[Aim of the exercise]
Quote each line of the material verbatim, without the pictures.
--------
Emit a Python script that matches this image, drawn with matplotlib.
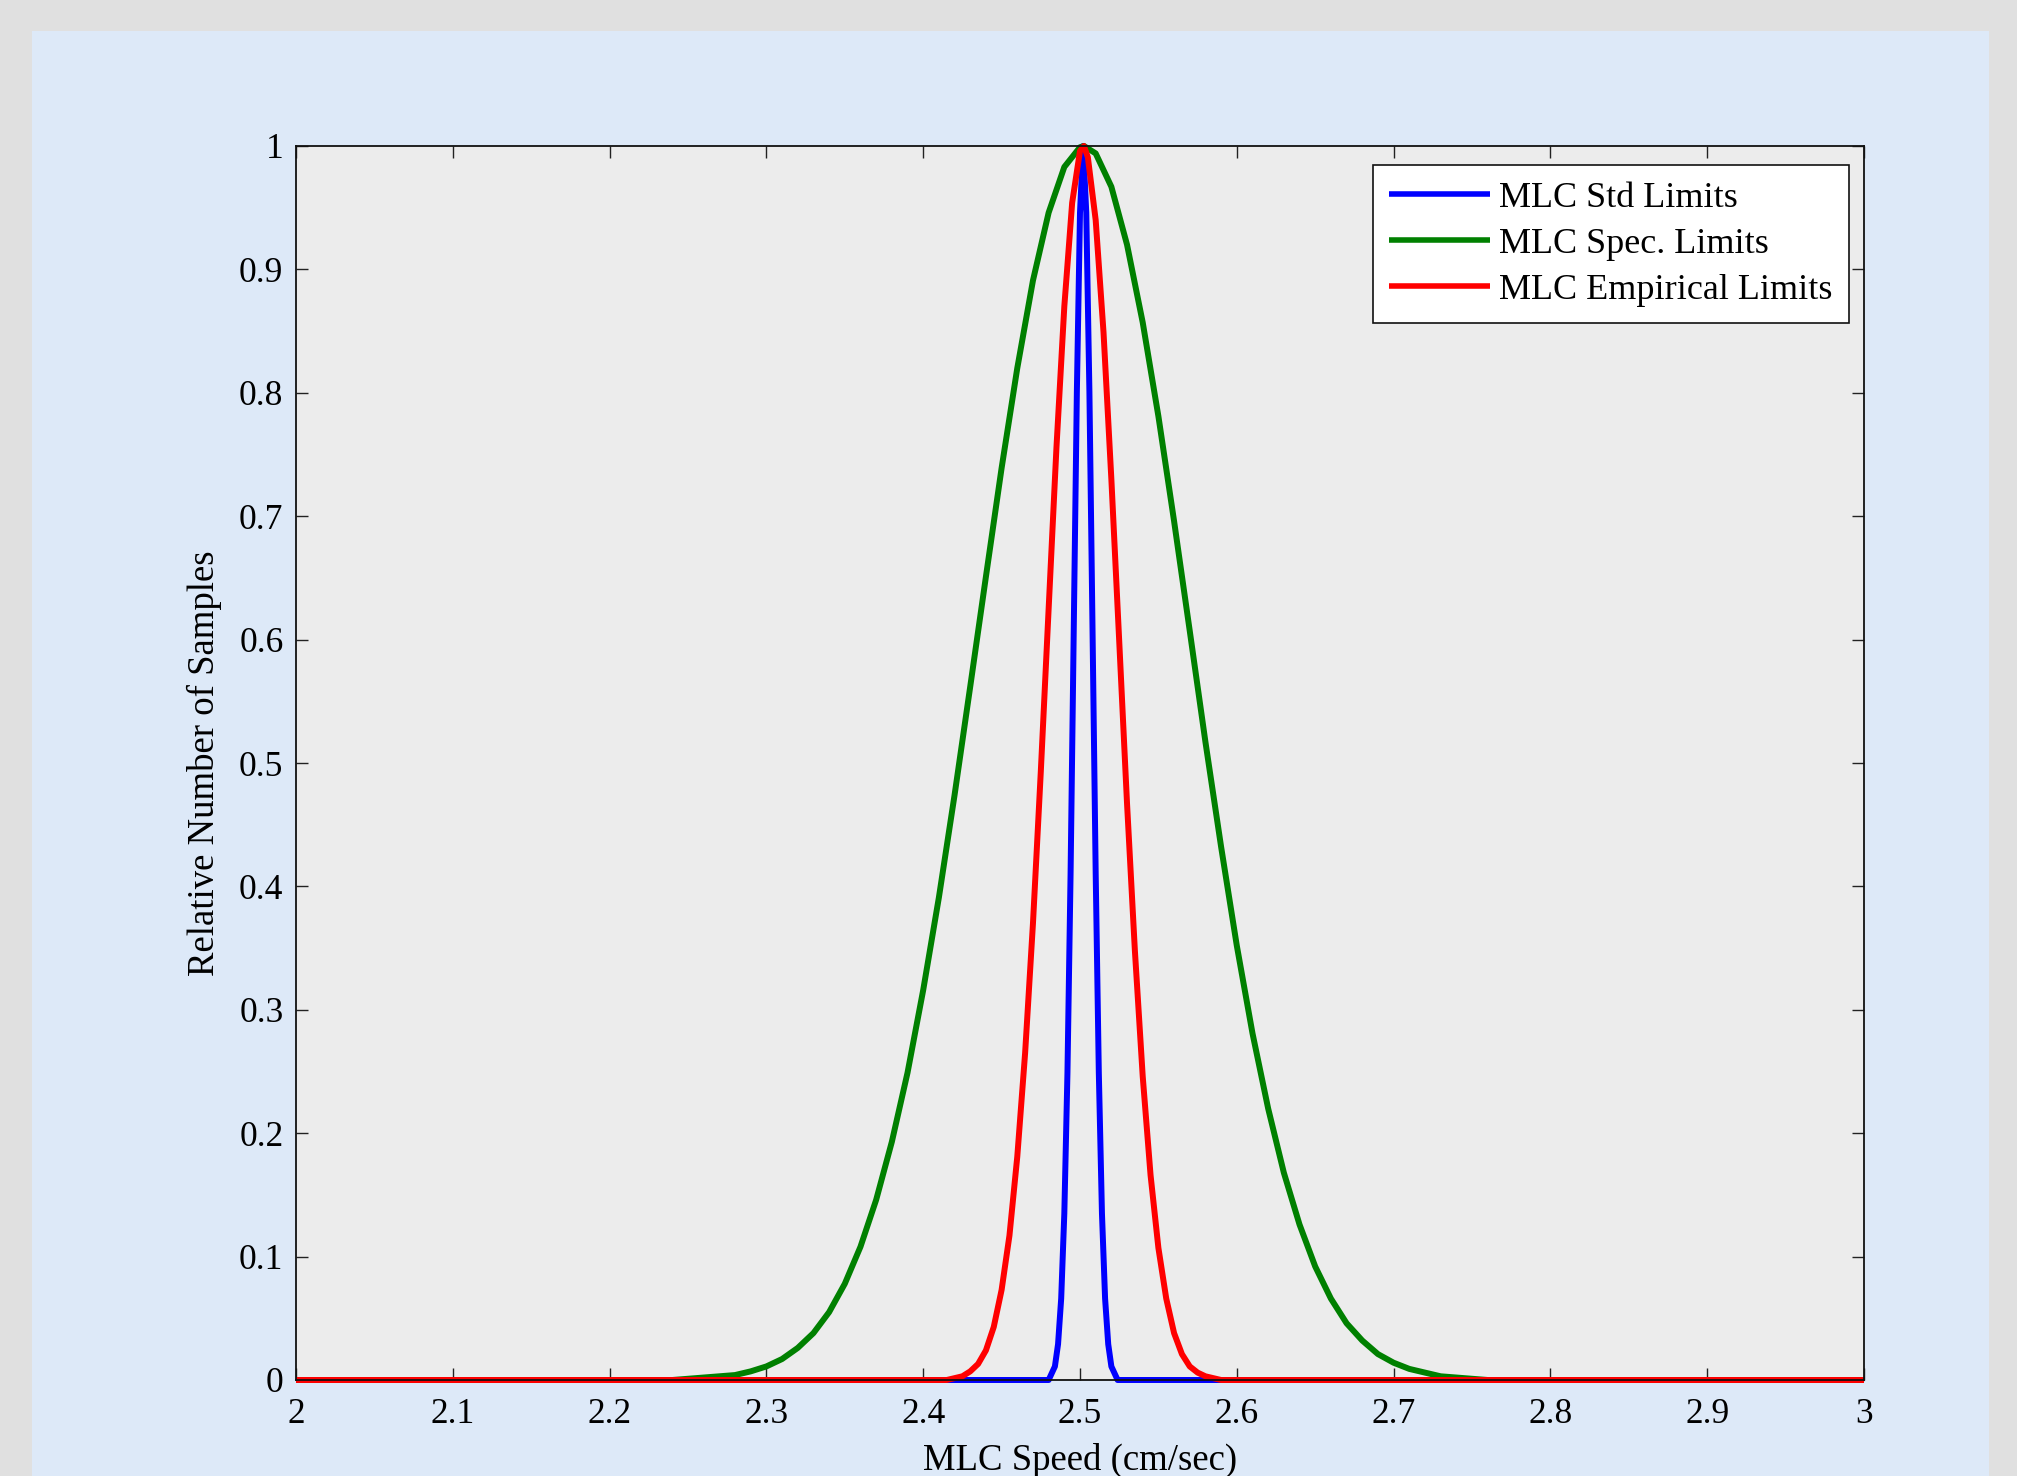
import matplotlib
matplotlib.use("Agg")
import matplotlib.pyplot as plt
from matplotlib.patches import Rectangle
from matplotlib.ticker import FuncFormatter

# ---------------- data ----------------
series_labels = ["MLC Std Limits", "MLC Spec. Limits", "MLC Empirical Limits"]

std_x = [2.0, 2.480, 2.484, 2.486, 2.488, 2.490, 2.492, 2.494, 2.496, 2.498, 2.500,
         2.502, 2.504, 2.506, 2.508, 2.510, 2.512, 2.514, 2.516, 2.518, 2.520, 2.524, 3.0]
std_y = [0.0, 0.0, 0.011, 0.029, 0.066, 0.135, 0.249, 0.411, 0.607, 0.801, 0.946,
         1.000, 0.946, 0.801, 0.607, 0.411, 0.249, 0.135, 0.066, 0.029, 0.011, 0.0, 0.0]

spec_x = [2.0, 2.24, 2.25, 2.26, 2.27, 2.28, 2.29, 2.30, 2.31, 2.32, 2.33, 2.34,
          2.35, 2.36, 2.37, 2.38, 2.39, 2.40, 2.41, 2.42, 2.43, 2.44,
          2.45, 2.46, 2.47, 2.48, 2.49, 2.50, 2.5025, 2.51, 2.52, 2.53, 2.54,
          2.55, 2.56, 2.57, 2.58, 2.59, 2.60, 2.61, 2.62, 2.63, 2.64,
          2.65, 2.66, 2.67, 2.68, 2.69, 2.70, 2.71, 2.72, 2.73, 2.74, 2.75, 2.76, 3.0]
spec_y = [0.0, 0.0, 0.001, 0.002, 0.003, 0.004, 0.007, 0.011, 0.017, 0.026, 0.038, 0.055,
          0.078, 0.108, 0.146, 0.193, 0.249, 0.316, 0.391, 0.474, 0.562, 0.651,
          0.739, 0.820, 0.891, 0.946, 0.983, 0.999, 1.000, 0.994, 0.967, 0.920, 0.857,
          0.781, 0.696, 0.607, 0.517, 0.432, 0.352, 0.281, 0.220, 0.168, 0.126,
          0.092, 0.066, 0.046, 0.032, 0.021, 0.014, 0.009, 0.006, 0.003, 0.002, 0.001, 0.0, 0.0]

emp_x = [2.0, 2.415, 2.425, 2.43, 2.435, 2.44, 2.445, 2.45, 2.455, 2.46, 2.465, 2.47,
         2.475, 2.48, 2.485, 2.49, 2.495, 2.50, 2.5025, 2.505, 2.51, 2.515,
         2.52, 2.525, 2.53, 2.535, 2.54, 2.545, 2.55, 2.555, 2.56, 2.565,
         2.57, 2.575, 2.58, 2.59, 3.0]
emp_y = [0.0, 0.0, 0.003, 0.007, 0.013, 0.024, 0.043, 0.073, 0.117, 0.181, 0.265, 0.370,
         0.493, 0.625, 0.756, 0.870, 0.954, 0.996, 1.000, 0.991, 0.940, 0.849,
         0.730, 0.599, 0.467, 0.348, 0.246, 0.166, 0.107, 0.066, 0.038, 0.021,
         0.011, 0.006, 0.003, 0.0, 0.0]

x_ticks = [2.0, 2.1, 2.2, 2.3, 2.4, 2.5, 2.6, 2.7, 2.8, 2.9, 3.0]
y_ticks = [0, 0.1, 0.2, 0.3, 0.4, 0.5, 0.6, 0.7, 0.8, 0.9, 1.0]
x_label = "MLC Speed (cm/sec)"
y_label = "Relative Number of Samples"

# ---------------- figure ----------------
plt.rcParams["font.family"] = ["Liberation Serif", "DejaVu Serif"]
W, H = 2017, 1476
fig = plt.figure(figsize=(W / 100, H / 100), dpi=100, facecolor="#e0e0e0")

# light blue panel behind the axes
panel = Rectangle((32 / W, 0), (1989 - 32) / W, (H - 31) / H,
                  transform=fig.transFigure, facecolor="#dde9f8",
                  edgecolor="none", zorder=-10)
fig.add_artist(panel)

ax = fig.add_axes([296 / W, (H - 1380) / H, (1864 - 296) / W, (1380 - 146) / H])
ax.set_zorder(1)
ax.set_facecolor("#ececec")

lw = 4.3
kw = dict(linewidth=lw, clip_on=False, solid_joinstyle="round", solid_capstyle="butt")
ax.plot(std_x, std_y, color=(0, 0, 1), label=series_labels[0], **kw)
ax.plot(spec_x, spec_y, color=(0, 0.5, 0), label=series_labels[1], **kw)
ax.plot(emp_x, emp_y, color=(1, 0, 0), label=series_labels[2], **kw)

ax.set_xlim(2, 3)
ax.set_ylim(0, 1)
ax.set_xticks(x_ticks)
ax.set_yticks(y_ticks)
fmt = FuncFormatter(lambda v, p: "%g" % round(v, 2))
ax.xaxis.set_major_formatter(fmt)
ax.yaxis.set_major_formatter(fmt)

fs_tick = 25.5
fs_lab = 26.5
fs_leg = 26
ax.tick_params(axis="both", which="major", direction="in", length=8.5, width=1.0,
               top=True, right=True, labelsize=fs_tick, color="#222222")
ax.tick_params(axis="x", pad=13)
ax.tick_params(axis="y", pad=9)
for s in ax.spines.values():
    s.set_linewidth(1.3)
    s.set_color("#111111")

ax.set_xlabel(x_label, fontsize=fs_lab)
ax.set_ylabel(y_label, fontsize=fs_lab)
ax.xaxis.set_label_coords(0.5, -0.051)
ax.yaxis.set_label_coords(-0.047, 0.5)

leg = ax.legend(loc="upper right", bbox_to_anchor=(0.9904, 0.9846), borderaxespad=0,
                fontsize=fs_leg, frameon=True, fancybox=False, shadow=False, framealpha=1,
                handlelength=2.8, handletextpad=0.25, labelspacing=0.36, borderpad=0.45)
leg.get_frame().set_edgecolor("#111111")
leg.get_frame().set_linewidth(1.2)
for h in leg.get_lines():
    h.set_linewidth(4.0)

fig.savefig("out.png", dpi=100, facecolor=fig.get_facecolor())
--------
[Answer for the task]
Emit a Python script that matches this image, drawn with matplotlib.
import matplotlib
matplotlib.use("Agg")
import matplotlib.pyplot as plt
from matplotlib.patches import Rectangle
from matplotlib.ticker import FuncFormatter

# ---------------- data ----------------
series_labels = ["MLC Std Limits", "MLC Spec. Limits", "MLC Empirical Limits"]

std_x = [2.0, 2.480, 2.484, 2.486, 2.488, 2.490, 2.492, 2.494, 2.496, 2.498, 2.500,
         2.502, 2.504, 2.506, 2.508, 2.510, 2.512, 2.514, 2.516, 2.518, 2.520, 2.524, 3.0]
std_y = [0.0, 0.0, 0.011, 0.029, 0.066, 0.135, 0.249, 0.411, 0.607, 0.801, 0.946,
         1.000, 0.946, 0.801, 0.607, 0.411, 0.249, 0.135, 0.066, 0.029, 0.011, 0.0, 0.0]

spec_x = [2.0, 2.24, 2.25, 2.26, 2.27, 2.28, 2.29, 2.30, 2.31, 2.32, 2.33, 2.34,
          2.35, 2.36, 2.37, 2.38, 2.39, 2.40, 2.41, 2.42, 2.43, 2.44,
          2.45, 2.46, 2.47, 2.48, 2.49, 2.50, 2.5025, 2.51, 2.52, 2.53, 2.54,
          2.55, 2.56, 2.57, 2.58, 2.59, 2.60, 2.61, 2.62, 2.63, 2.64,
          2.65, 2.66, 2.67, 2.68, 2.69, 2.70, 2.71, 2.72, 2.73, 2.74, 2.75, 2.76, 3.0]
spec_y = [0.0, 0.0, 0.001, 0.002, 0.003, 0.004, 0.007, 0.011, 0.017, 0.026, 0.038, 0.055,
          0.078, 0.108, 0.146, 0.193, 0.249, 0.316, 0.391, 0.474, 0.562, 0.651,
          0.739, 0.820, 0.891, 0.946, 0.983, 0.999, 1.000, 0.994, 0.967, 0.920, 0.857,
          0.781, 0.696, 0.607, 0.517, 0.432, 0.352, 0.281, 0.220, 0.168, 0.126,
          0.092, 0.066, 0.046, 0.032, 0.021, 0.014, 0.009, 0.006, 0.003, 0.002, 0.001, 0.0, 0.0]

emp_x = [2.0, 2.415, 2.425, 2.43, 2.435, 2.44, 2.445, 2.45, 2.455, 2.46, 2.465, 2.47,
         2.475, 2.48, 2.485, 2.49, 2.495, 2.50, 2.5025, 2.505, 2.51, 2.515,
         2.52, 2.525, 2.53, 2.535, 2.54, 2.545, 2.55, 2.555, 2.56, 2.565,
         2.57, 2.575, 2.58, 2.59, 3.0]
emp_y = [0.0, 0.0, 0.003, 0.007, 0.013, 0.024, 0.043, 0.073, 0.117, 0.181, 0.265, 0.370,
         0.493, 0.625, 0.756, 0.870, 0.954, 0.996, 1.000, 0.991, 0.940, 0.849,
         0.730, 0.599, 0.467, 0.348, 0.246, 0.166, 0.107, 0.066, 0.038, 0.021,
         0.011, 0.006, 0.003, 0.0, 0.0]

x_ticks = [2.0, 2.1, 2.2, 2.3, 2.4, 2.5, 2.6, 2.7, 2.8, 2.9, 3.0]
y_ticks = [0, 0.1, 0.2, 0.3, 0.4, 0.5, 0.6, 0.7, 0.8, 0.9, 1.0]
x_label = "MLC Speed (cm/sec)"
y_label = "Relative Number of Samples"

# ---------------- figure ----------------
plt.rcParams["font.family"] = ["Liberation Serif", "DejaVu Serif"]
W, H = 2017, 1476
fig = plt.figure(figsize=(W / 100, H / 100), dpi=100, facecolor="#e0e0e0")

# light blue panel behind the axes
panel = Rectangle((32 / W, 0), (1989 - 32) / W, (H - 31) / H,
                  transform=fig.transFigure, facecolor="#dde9f8",
                  edgecolor="none", zorder=-10)
fig.add_artist(panel)

ax = fig.add_axes([296 / W, (H - 1380) / H, (1864 - 296) / W, (1380 - 146) / H])
ax.set_zorder(1)
ax.set_facecolor("#ececec")

lw = 4.3
kw = dict(linewidth=lw, clip_on=False, solid_joinstyle="round", solid_capstyle="butt")
ax.plot(std_x, std_y, color=(0, 0, 1), label=series_labels[0], **kw)
ax.plot(spec_x, spec_y, color=(0, 0.5, 0), label=series_labels[1], **kw)
ax.plot(emp_x, emp_y, color=(1, 0, 0), label=series_labels[2], **kw)

ax.set_xlim(2, 3)
ax.set_ylim(0, 1)
ax.set_xticks(x_ticks)
ax.set_yticks(y_ticks)
fmt = FuncFormatter(lambda v, p: "%g" % round(v, 2))
ax.xaxis.set_major_formatter(fmt)
ax.yaxis.set_major_formatter(fmt)

fs_tick = 25.5
fs_lab = 26.5
fs_leg = 26
ax.tick_params(axis="both", which="major", direction="in", length=8.5, width=1.0,
               top=True, right=True, labelsize=fs_tick, color="#222222")
ax.tick_params(axis="x", pad=13)
ax.tick_params(axis="y", pad=9)
for s in ax.spines.values():
    s.set_linewidth(1.3)
    s.set_color("#111111")

ax.set_xlabel(x_label, fontsize=fs_lab)
ax.set_ylabel(y_label, fontsize=fs_lab)
ax.xaxis.set_label_coords(0.5, -0.051)
ax.yaxis.set_label_coords(-0.047, 0.5)

leg = ax.legend(loc="upper right", bbox_to_anchor=(0.9904, 0.9846), borderaxespad=0,
                fontsize=fs_leg, frameon=True, fancybox=False, shadow=False, framealpha=1,
                handlelength=2.8, handletextpad=0.25, labelspacing=0.36, borderpad=0.45)
leg.get_frame().set_edgecolor("#111111")
leg.get_frame().set_linewidth(1.2)
for h in leg.get_lines():
    h.set_linewidth(4.0)

fig.savefig("out.png", dpi=100, facecolor=fig.get_facecolor())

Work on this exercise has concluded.